# Requirement:
Retype only the lines from the one containing "Rebuild this diagram" through the one containing "width=2.77cm, minimum height=1.855cm]", both included, word for word. Pictures stay out of the copy.

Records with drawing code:

====================

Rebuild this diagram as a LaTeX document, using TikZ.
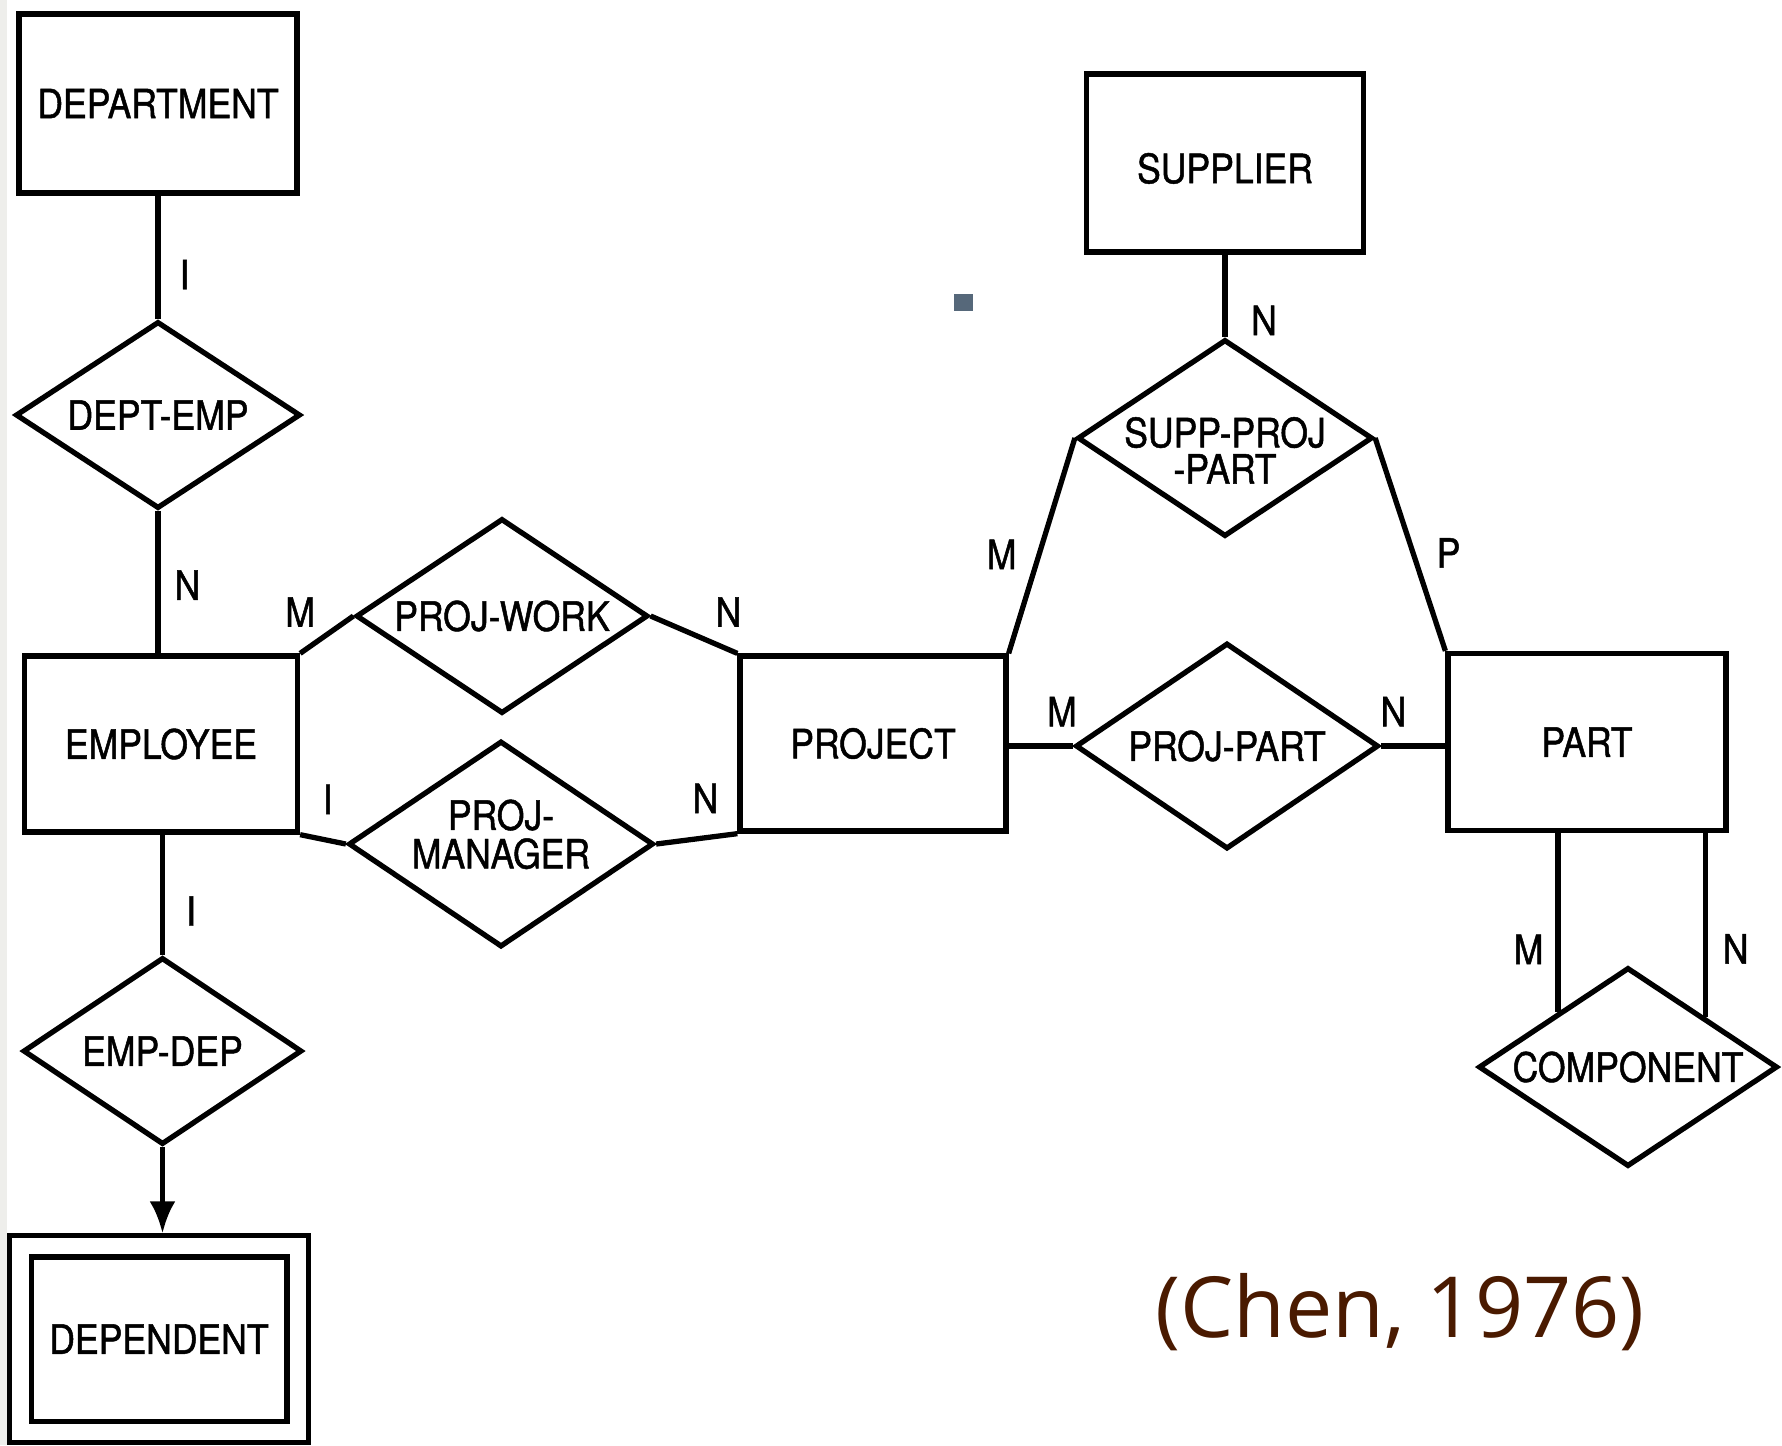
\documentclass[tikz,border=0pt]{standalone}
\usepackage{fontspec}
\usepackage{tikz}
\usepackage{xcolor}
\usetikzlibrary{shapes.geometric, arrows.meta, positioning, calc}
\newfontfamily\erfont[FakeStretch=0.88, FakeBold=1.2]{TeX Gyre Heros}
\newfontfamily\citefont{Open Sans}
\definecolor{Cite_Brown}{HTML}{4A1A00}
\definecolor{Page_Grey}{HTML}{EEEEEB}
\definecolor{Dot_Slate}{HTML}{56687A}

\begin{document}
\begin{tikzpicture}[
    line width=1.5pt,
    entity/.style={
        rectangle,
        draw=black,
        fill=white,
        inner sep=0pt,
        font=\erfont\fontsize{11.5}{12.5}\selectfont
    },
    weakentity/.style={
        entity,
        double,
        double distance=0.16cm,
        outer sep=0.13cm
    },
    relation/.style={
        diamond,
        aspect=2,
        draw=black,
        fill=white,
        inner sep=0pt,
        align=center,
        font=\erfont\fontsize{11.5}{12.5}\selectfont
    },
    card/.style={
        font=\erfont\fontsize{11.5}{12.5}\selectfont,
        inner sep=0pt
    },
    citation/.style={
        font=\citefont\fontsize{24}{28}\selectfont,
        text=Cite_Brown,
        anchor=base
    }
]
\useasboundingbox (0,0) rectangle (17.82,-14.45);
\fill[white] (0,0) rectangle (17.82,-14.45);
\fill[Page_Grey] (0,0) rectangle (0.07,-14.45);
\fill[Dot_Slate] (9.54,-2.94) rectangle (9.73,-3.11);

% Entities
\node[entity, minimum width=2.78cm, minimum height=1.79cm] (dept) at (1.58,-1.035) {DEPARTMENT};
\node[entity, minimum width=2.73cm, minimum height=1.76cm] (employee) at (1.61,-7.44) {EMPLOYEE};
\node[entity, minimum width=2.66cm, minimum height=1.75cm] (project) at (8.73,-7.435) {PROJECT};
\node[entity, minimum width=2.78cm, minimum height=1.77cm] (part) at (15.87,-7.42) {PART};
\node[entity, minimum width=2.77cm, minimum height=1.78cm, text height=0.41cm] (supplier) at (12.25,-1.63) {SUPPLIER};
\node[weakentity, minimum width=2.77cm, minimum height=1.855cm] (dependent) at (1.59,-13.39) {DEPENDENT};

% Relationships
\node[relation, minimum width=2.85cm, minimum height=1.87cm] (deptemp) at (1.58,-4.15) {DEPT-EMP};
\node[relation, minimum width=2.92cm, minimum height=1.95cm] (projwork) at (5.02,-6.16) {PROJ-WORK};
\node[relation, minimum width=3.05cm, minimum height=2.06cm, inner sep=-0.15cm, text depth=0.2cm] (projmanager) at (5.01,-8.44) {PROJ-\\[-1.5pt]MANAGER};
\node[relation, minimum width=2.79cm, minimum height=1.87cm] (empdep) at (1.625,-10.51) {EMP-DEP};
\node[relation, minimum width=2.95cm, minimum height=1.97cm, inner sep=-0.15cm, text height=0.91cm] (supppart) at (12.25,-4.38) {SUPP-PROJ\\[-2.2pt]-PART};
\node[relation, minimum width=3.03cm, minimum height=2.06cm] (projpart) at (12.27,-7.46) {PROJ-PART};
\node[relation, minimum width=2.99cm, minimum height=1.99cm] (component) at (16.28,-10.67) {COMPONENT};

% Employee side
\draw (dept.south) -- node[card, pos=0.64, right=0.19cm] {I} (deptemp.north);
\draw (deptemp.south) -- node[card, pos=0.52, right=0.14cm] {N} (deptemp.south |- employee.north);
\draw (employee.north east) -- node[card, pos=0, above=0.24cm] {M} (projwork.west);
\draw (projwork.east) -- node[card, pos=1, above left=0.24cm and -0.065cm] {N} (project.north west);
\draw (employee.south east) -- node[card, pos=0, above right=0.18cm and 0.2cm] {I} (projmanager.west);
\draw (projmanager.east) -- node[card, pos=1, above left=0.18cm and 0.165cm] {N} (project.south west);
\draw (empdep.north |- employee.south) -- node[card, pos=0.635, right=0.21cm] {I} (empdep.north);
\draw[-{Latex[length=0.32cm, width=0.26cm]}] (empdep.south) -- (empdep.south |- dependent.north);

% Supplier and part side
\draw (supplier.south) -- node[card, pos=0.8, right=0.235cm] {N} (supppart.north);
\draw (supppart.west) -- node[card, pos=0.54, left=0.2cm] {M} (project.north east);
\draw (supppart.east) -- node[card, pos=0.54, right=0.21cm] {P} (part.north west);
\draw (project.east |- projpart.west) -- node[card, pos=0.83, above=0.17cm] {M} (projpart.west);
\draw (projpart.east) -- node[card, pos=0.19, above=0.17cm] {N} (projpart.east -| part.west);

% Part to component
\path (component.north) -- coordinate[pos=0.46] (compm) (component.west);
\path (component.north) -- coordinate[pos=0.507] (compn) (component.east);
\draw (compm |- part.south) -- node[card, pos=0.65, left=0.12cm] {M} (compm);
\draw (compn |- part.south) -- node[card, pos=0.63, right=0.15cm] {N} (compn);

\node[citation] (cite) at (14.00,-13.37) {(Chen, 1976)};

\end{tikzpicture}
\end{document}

====================

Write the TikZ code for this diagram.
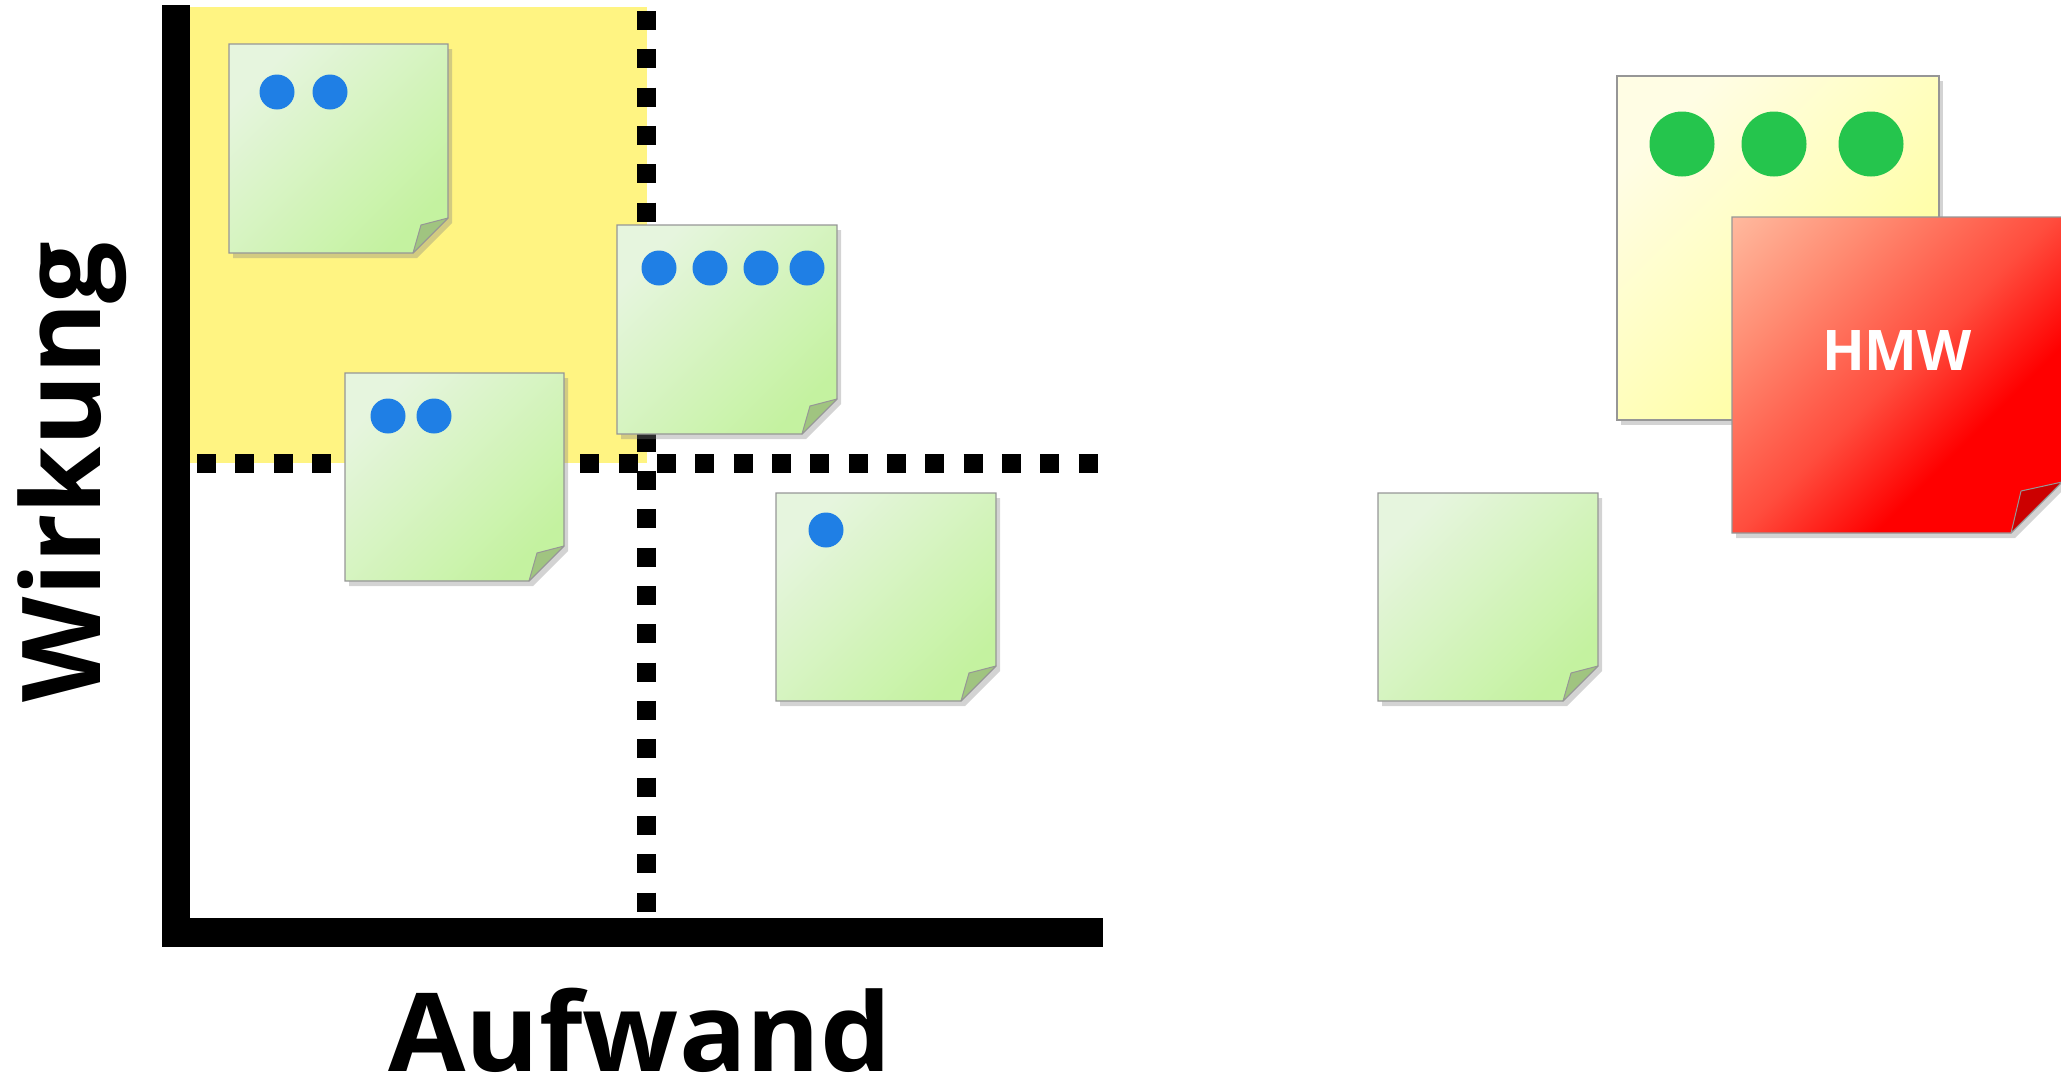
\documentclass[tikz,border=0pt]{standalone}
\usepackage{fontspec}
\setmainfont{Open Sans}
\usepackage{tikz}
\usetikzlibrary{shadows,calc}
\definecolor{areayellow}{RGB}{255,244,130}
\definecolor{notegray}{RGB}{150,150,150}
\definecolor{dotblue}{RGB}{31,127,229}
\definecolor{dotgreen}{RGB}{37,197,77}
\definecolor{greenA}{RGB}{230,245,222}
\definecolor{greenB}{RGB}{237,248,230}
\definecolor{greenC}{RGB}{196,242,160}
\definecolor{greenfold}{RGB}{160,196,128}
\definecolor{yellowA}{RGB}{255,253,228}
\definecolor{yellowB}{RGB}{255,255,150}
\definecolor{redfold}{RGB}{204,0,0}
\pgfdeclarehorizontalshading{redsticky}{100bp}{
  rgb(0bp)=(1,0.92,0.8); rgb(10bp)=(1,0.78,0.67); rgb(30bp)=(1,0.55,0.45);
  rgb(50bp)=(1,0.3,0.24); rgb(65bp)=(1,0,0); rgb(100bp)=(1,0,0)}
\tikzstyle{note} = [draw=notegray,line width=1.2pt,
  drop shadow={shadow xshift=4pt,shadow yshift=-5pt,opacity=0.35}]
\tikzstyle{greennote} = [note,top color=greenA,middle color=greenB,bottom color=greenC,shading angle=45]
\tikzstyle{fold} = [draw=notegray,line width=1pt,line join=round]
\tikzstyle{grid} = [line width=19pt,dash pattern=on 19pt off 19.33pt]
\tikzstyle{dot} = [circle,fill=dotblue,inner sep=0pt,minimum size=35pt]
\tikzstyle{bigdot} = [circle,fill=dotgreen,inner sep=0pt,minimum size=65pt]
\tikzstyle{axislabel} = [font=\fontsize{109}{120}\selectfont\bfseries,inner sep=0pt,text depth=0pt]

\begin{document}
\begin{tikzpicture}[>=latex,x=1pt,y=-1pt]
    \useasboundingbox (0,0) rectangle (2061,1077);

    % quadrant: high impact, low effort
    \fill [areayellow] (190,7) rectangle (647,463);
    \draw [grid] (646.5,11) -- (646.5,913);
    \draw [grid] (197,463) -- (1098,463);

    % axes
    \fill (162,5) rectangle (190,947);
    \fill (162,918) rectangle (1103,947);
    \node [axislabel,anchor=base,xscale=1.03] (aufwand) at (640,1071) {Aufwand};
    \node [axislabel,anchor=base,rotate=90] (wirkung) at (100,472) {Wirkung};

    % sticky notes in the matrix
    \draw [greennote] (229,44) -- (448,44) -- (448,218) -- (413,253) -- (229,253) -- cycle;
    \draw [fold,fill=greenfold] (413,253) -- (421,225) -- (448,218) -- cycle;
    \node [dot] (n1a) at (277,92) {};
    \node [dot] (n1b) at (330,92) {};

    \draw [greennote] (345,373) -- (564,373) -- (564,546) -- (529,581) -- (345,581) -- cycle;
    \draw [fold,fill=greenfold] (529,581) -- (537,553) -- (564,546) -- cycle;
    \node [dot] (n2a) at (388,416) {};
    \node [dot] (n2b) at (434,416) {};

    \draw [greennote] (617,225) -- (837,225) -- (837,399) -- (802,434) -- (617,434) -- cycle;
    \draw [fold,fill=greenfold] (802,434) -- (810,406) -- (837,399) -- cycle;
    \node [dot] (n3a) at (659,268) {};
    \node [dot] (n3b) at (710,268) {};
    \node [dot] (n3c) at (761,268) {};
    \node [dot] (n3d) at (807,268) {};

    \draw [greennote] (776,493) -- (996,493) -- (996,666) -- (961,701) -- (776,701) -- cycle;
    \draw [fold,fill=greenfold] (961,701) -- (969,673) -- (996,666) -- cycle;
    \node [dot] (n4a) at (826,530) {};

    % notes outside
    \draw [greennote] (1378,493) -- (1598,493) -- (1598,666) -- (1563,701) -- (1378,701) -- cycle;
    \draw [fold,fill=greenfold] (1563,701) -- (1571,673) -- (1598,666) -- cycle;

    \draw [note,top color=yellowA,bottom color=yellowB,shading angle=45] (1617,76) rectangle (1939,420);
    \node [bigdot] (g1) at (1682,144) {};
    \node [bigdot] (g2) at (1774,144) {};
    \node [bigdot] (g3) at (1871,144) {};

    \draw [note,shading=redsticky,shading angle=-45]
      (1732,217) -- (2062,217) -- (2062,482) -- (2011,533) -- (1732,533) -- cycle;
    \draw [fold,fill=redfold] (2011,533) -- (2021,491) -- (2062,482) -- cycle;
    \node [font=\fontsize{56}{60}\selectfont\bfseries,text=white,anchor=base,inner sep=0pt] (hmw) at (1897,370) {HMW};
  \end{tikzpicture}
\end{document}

====================

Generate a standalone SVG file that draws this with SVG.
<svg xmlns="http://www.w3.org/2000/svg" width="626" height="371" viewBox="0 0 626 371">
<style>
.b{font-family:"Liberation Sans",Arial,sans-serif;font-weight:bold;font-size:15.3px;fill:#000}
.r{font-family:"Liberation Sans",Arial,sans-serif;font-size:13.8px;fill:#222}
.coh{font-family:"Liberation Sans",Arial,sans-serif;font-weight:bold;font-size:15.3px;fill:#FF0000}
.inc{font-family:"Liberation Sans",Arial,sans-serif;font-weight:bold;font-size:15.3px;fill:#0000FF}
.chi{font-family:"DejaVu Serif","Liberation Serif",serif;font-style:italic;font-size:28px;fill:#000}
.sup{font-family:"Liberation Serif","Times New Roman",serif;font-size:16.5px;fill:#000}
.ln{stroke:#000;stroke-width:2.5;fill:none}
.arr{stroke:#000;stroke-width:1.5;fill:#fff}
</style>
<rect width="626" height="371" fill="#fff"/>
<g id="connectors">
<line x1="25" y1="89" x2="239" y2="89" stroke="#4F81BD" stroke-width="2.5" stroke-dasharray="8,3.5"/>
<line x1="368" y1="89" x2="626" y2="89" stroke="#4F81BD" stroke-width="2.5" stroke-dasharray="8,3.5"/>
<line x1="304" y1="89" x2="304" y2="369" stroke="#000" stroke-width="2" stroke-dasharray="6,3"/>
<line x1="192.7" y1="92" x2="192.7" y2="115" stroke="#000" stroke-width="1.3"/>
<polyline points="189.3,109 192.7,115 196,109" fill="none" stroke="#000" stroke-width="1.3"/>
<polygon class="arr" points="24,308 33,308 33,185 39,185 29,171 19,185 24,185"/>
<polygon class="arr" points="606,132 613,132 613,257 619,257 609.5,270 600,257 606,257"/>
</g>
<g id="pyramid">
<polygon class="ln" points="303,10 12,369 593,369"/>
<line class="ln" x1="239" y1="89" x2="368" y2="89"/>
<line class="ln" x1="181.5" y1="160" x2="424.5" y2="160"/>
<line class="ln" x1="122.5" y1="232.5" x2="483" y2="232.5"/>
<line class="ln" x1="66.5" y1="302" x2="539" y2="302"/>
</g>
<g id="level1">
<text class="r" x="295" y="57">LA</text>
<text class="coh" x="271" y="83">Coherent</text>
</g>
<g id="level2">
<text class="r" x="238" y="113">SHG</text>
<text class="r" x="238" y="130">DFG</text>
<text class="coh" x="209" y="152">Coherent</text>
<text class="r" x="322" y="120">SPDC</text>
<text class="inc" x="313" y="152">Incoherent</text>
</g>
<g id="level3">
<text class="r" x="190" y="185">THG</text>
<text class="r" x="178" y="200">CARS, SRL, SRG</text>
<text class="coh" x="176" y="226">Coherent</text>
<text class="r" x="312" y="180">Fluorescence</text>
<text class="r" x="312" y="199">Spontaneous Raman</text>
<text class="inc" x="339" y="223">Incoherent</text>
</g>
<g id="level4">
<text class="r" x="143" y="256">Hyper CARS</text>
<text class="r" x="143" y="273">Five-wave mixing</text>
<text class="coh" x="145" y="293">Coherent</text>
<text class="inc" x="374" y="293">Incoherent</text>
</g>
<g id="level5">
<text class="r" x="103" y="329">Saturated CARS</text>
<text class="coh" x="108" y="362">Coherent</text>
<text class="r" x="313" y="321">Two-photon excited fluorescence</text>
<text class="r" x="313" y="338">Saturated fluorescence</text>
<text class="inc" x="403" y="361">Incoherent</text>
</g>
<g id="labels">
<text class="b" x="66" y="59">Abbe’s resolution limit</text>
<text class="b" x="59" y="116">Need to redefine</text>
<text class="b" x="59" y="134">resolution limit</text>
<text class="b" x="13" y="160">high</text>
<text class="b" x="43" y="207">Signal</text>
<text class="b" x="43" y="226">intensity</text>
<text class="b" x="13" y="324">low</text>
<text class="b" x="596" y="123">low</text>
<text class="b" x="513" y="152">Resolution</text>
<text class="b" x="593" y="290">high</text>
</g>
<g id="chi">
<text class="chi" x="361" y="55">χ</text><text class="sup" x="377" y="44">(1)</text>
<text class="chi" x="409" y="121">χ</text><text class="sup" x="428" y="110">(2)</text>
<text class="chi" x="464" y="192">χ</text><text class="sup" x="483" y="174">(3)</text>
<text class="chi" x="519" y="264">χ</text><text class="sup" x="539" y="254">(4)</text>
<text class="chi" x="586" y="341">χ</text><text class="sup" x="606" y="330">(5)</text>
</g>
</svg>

====================

# Response to this exercise:
Rebuild this diagram as a LaTeX document, using TikZ.
\documentclass[tikz,border=0pt]{standalone}
\usepackage{fontspec}
\usepackage{tikz}
\usepackage{xcolor}
\usetikzlibrary{shapes.geometric, arrows.meta, positioning, calc}
\newfontfamily\erfont[FakeStretch=0.88, FakeBold=1.2]{TeX Gyre Heros}
\newfontfamily\citefont{Open Sans}
\definecolor{Cite_Brown}{HTML}{4A1A00}
\definecolor{Page_Grey}{HTML}{EEEEEB}
\definecolor{Dot_Slate}{HTML}{56687A}

\begin{document}
\begin{tikzpicture}[
    line width=1.5pt,
    entity/.style={
        rectangle,
        draw=black,
        fill=white,
        inner sep=0pt,
        font=\erfont\fontsize{11.5}{12.5}\selectfont
    },
    weakentity/.style={
        entity,
        double,
        double distance=0.16cm,
        outer sep=0.13cm
    },
    relation/.style={
        diamond,
        aspect=2,
        draw=black,
        fill=white,
        inner sep=0pt,
        align=center,
        font=\erfont\fontsize{11.5}{12.5}\selectfont
    },
    card/.style={
        font=\erfont\fontsize{11.5}{12.5}\selectfont,
        inner sep=0pt
    },
    citation/.style={
        font=\citefont\fontsize{24}{28}\selectfont,
        text=Cite_Brown,
        anchor=base
    }
]
\useasboundingbox (0,0) rectangle (17.82,-14.45);
\fill[white] (0,0) rectangle (17.82,-14.45);
\fill[Page_Grey] (0,0) rectangle (0.07,-14.45);
\fill[Dot_Slate] (9.54,-2.94) rectangle (9.73,-3.11);

% Entities
\node[entity, minimum width=2.78cm, minimum height=1.79cm] (dept) at (1.58,-1.035) {DEPARTMENT};
\node[entity, minimum width=2.73cm, minimum height=1.76cm] (employee) at (1.61,-7.44) {EMPLOYEE};
\node[entity, minimum width=2.66cm, minimum height=1.75cm] (project) at (8.73,-7.435) {PROJECT};
\node[entity, minimum width=2.78cm, minimum height=1.77cm] (part) at (15.87,-7.42) {PART};
\node[entity, minimum width=2.77cm, minimum height=1.78cm, text height=0.41cm] (supplier) at (12.25,-1.63) {SUPPLIER};
\node[weakentity, minimum width=2.77cm, minimum height=1.855cm] (dependent) at (1.59,-13.39) {DEPENDENT};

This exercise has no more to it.